Prelog was born on July 23, 1906, in Sarajevo in Bosnia (then part of Austria-Hungary) to Milan Prelog and Mara Cettolo Prelog. At the beginning of World War I (1914-1918), Prolog's family moved to Zagreb, Croatia (then part of Yugoslavia), where he attended high school. Prelog studied chemistry at the Czech Institute of Technology in Prague, from which he received a doctorate in 1929. He then worked for six years producing rare chemicals at the laboratory of a chemical manufacturer in Prague. In 1935, Prelog became a lecturer at the University of Zagreb. In 1942, he moved to the Institute of Technology in Zurich, Switzerland, where he was made a full professor in 1952 and laboratory head in 1957.

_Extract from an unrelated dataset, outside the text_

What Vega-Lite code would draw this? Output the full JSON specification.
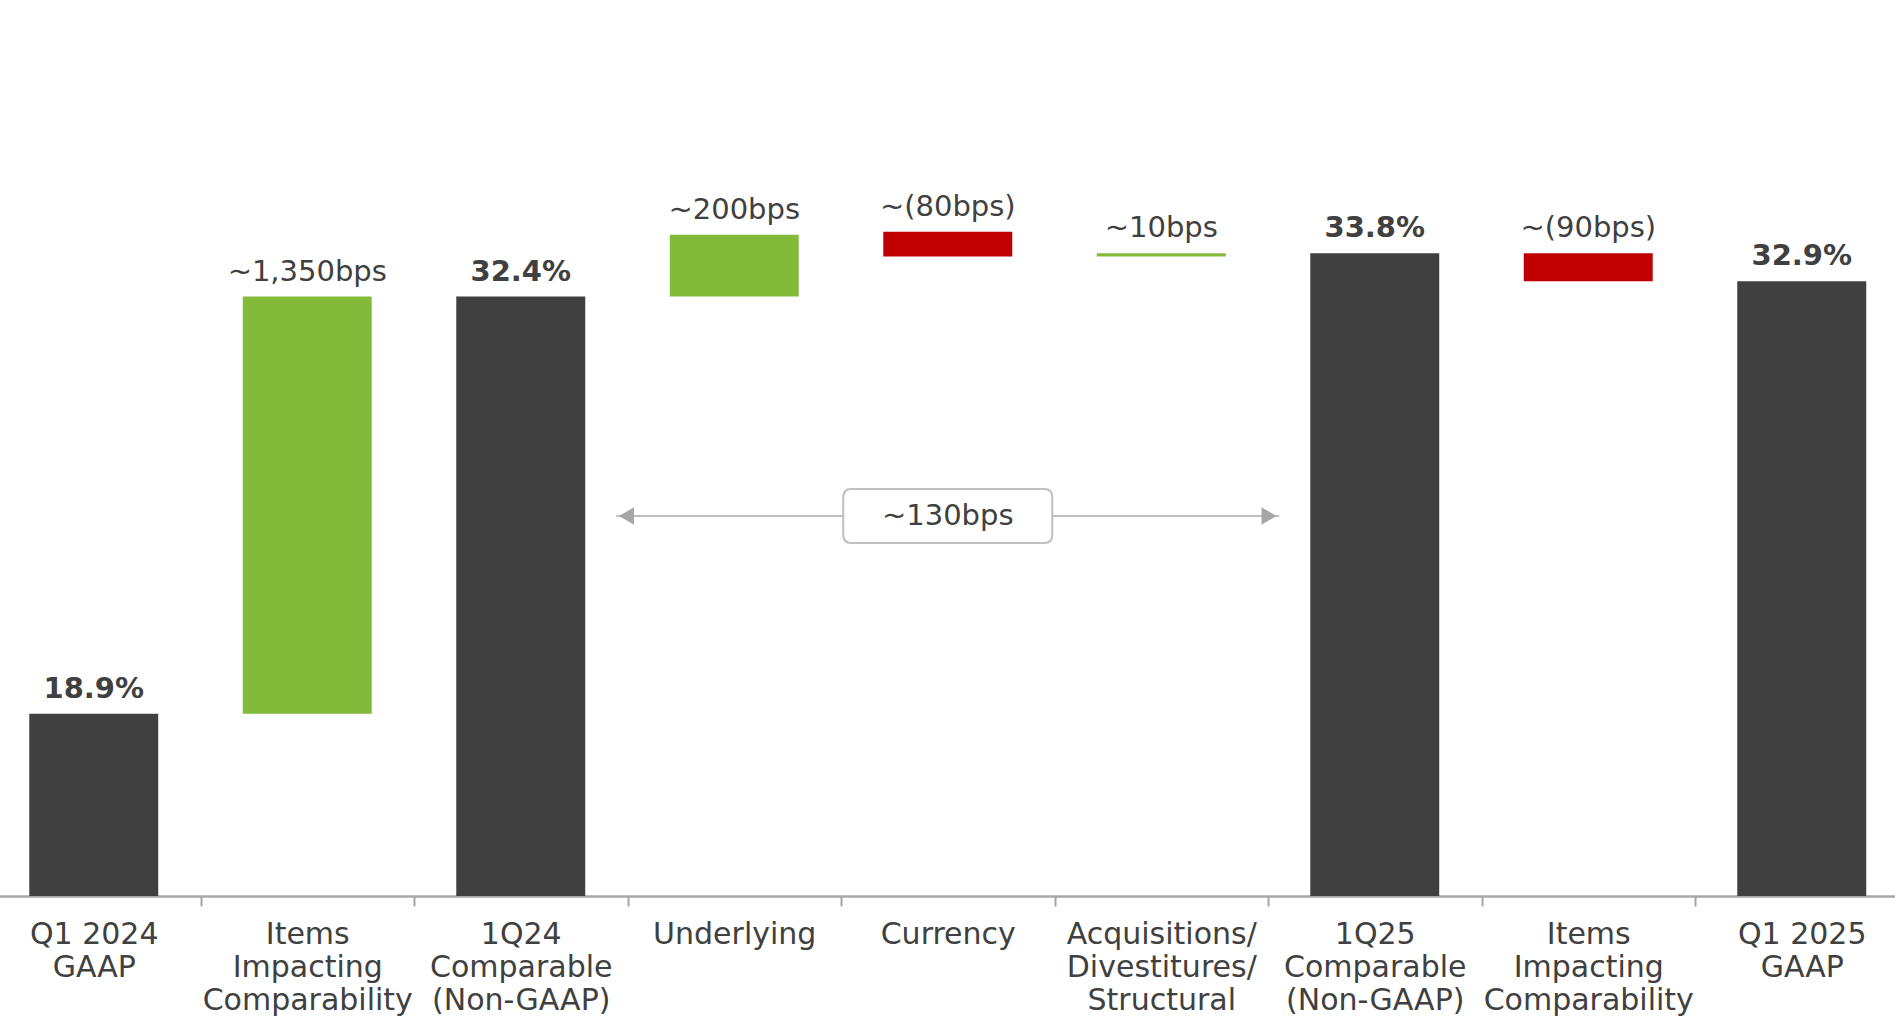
{
  "$schema": "https://vega.github.io/schema/vega-lite/v6.json",
  "width": 1895,
  "height": 896,
  "autosize": {"type": "none"},
  "padding": {"left": 0, "top": 0, "right": 0, "bottom": 128},
  "background": "white",
  "config": {"view": {"stroke": null}, "font": "DejaVu Sans"},
  "datasets": {
    "steps": [
      {"cat": "Q1 2024|GAAP", "start": 0, "end": 18.9, "kind": "total", "label": "18.9%"},
      {"cat": "Items|Impacting|Comparability", "start": 18.9, "end": 32.4, "kind": "increase", "label": "~1,350bps"},
      {"cat": "1Q24|Comparable|(Non-GAAP)", "start": 0, "end": 32.4, "kind": "total", "label": "32.4%"},
      {"cat": "Underlying", "start": 32.4, "end": 34.4, "kind": "increase", "label": "~200bps"},
      {"cat": "Currency", "start": 34.5, "end": 33.7, "kind": "decrease", "label": "~(80bps)"},
      {"cat": "Acquisitions/|Divestitures/|Structural", "start": 33.7, "end": 33.8, "kind": "increase", "label": "~10bps"},
      {"cat": "1Q25|Comparable|(Non-GAAP)", "start": 0, "end": 33.8, "kind": "total", "label": "33.8%"},
      {"cat": "Items|Impacting|Comparability|", "start": 33.8, "end": 32.9, "kind": "decrease", "label": "~(90bps)"},
      {"cat": "Q1 2025|GAAP", "start": 0, "end": 32.9, "kind": "total", "label": "32.9%"}
    ],
    "annot": [
      {"from": "1Q24|Comparable|(Non-GAAP)", "to": "1Q25|Comparable|(Non-GAAP)", "mid": "Currency", "level": 25.3, "label": "~130bps"}
    ]
  },
  "data": {"name": "steps"},
  "encoding": {
    "x": {
      "field": "cat",
      "type": "nominal",
      "sort": null,
      "title": null,
      "scale": {"range": [-13, 1908.5], "paddingInner": 0.396, "paddingOuter": 0.198},
      "axis": {
        "title": null,
        "labelExpr": "split(datum.label, '|')",
        "labelFont": "DejaVu Sans",
        "labelFontSize": 30,
        "labelColor": "#404040",
        "labelLineHeight": 33,
        "labelPadding": 13,
        "labelAngle": 0,
        "labelLimit": 0,
        "labelBaseline": "top",
        "labelBound": false,
        "labelOverlap": false,
        "domainColor": "#A6A6A6",
        "domainWidth": 2.5,
        "tickColor": "#A6A6A6",
        "tickWidth": 2,
        "tickSize": 10,
        "tickOffset": -106.75,
        "labelOffset": 106.75
      }
    }
  },
  "layer": [
    {
      "mark": {"type": "bar"},
      "encoding": {
        "y": {"field": "start", "type": "quantitative", "scale": {"domain": [13, 42], "clamp": true, "zero": false, "nice": false}, "axis": null},
        "y2": {"field": "end"},
        "color": {"field": "kind", "type": "nominal", "scale": {"domain": ["total", "increase", "decrease"], "range": ["#404040", "#84BA3A", "#C00000"]}, "legend": null}
      }
    },
    {
      "transform": [{"filter": "datum.kind === 'total'"}],
      "mark": {"type": "text", "fontWeight": "bold", "fontSize": 29, "baseline": "alphabetic", "dy": -16, "color": "#404040"},
      "encoding": {
        "y": {"field": "end", "type": "quantitative", "axis": null},
        "text": {"field": "label"}
      }
    },
    {
      "transform": [{"filter": "datum.kind === 'increase'"}],
      "mark": {"type": "text", "fontSize": 29, "baseline": "alphabetic", "dy": -16, "color": "#404040"},
      "encoding": {
        "y": {"field": "end", "type": "quantitative", "axis": null},
        "text": {"field": "label"}
      }
    },
    {
      "transform": [{"filter": "datum.kind === 'decrease'"}],
      "mark": {"type": "text", "fontSize": 29, "baseline": "alphabetic", "dy": -16, "color": "#404040"},
      "encoding": {
        "y": {"field": "start", "type": "quantitative", "axis": null},
        "text": {"field": "label"}
      }
    },
    {
      "data": {"name": "annot"},
      "mark": {"type": "rule", "color": "#BFBFBF", "strokeWidth": 2},
      "encoding": {
        "x": {"field": "from", "type": "nominal", "sort": null, "title": null, "bandPosition": 1.24},
        "x2": {"field": "to", "bandPosition": -0.24},
        "y": {"field": "level", "type": "quantitative", "axis": null}
      }
    },
    {
      "data": {"name": "annot"},
      "mark": {"type": "point", "shape": "triangle-left", "filled": true, "color": "#A6A6A6", "opacity": 1, "size": 300},
      "encoding": {
        "x": {"field": "from", "type": "nominal", "sort": null, "title": null, "bandPosition": 1.32},
        "y": {"field": "level", "type": "quantitative", "axis": null}
      }
    },
    {
      "data": {"name": "annot"},
      "mark": {"type": "point", "shape": "triangle-right", "filled": true, "color": "#A6A6A6", "opacity": 1, "size": 300},
      "encoding": {
        "x": {"field": "to", "type": "nominal", "sort": null, "title": null, "bandPosition": -0.32},
        "y": {"field": "level", "type": "quantitative", "axis": null}
      }
    },
    {
      "data": {"name": "annot"},
      "mark": {
        "type": "point",
        "shape": "M -0.923 -0.258 L 0.923 -0.258 Q 1 -0.258 1 -0.181 L 1 0.181 Q 1 0.258 0.923 0.258 L -0.923 0.258 Q -1 0.258 -1 0.181 L -1 -0.181 Q -1 -0.258 -0.923 -0.258 Z",
        "size": 43681,
        "filled": true,
        "fill": "white",
        "stroke": "#BFBFBF",
        "strokeWidth": 2,
        "opacity": 1
      },
      "encoding": {
        "x": {"field": "mid", "type": "nominal", "sort": null, "title": null},
        "y": {"field": "level", "type": "quantitative", "axis": null}
      }
    },
    {
      "data": {"name": "annot"},
      "mark": {"type": "text", "fontSize": 29, "baseline": "middle", "color": "#404040"},
      "encoding": {
        "x": {"field": "mid", "type": "nominal", "sort": null, "title": null},
        "y": {"field": "level", "type": "quantitative", "axis": null},
        "text": {"field": "label"}
      }
    }
  ]
}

In the early 1930's, Prelog synthesized the chemical adamantane, a hard crystalline organic compound whose structure of carbon atoms is diamond shaped. Later, he focused on studying the structure of molecules. He used X-ray equipment to examine chiral (asymmetric) molecules. Working with isomers (two or more chemical compounds that have the same number of each kind of atom, but differ in the way the atoms are arranged), he created a system for naming stereoisomers. Stereoisomers are molecules that have atoms with the same connections but different spatial arrangements.
Prelog was awarded the 1975 Nobel Prize in chemistry for his research into the stereochemistry of organic molecules and reactions. He retired from the Swiss Federal Institute of Technology the following year.
Prelog was a member of the Royal Society of London, the United States National Academy of Sciences, the American Academy of Arts and Sciences, and the Soviet Academy of Sciences. He also received the Davy Medal of the Royal Society of London.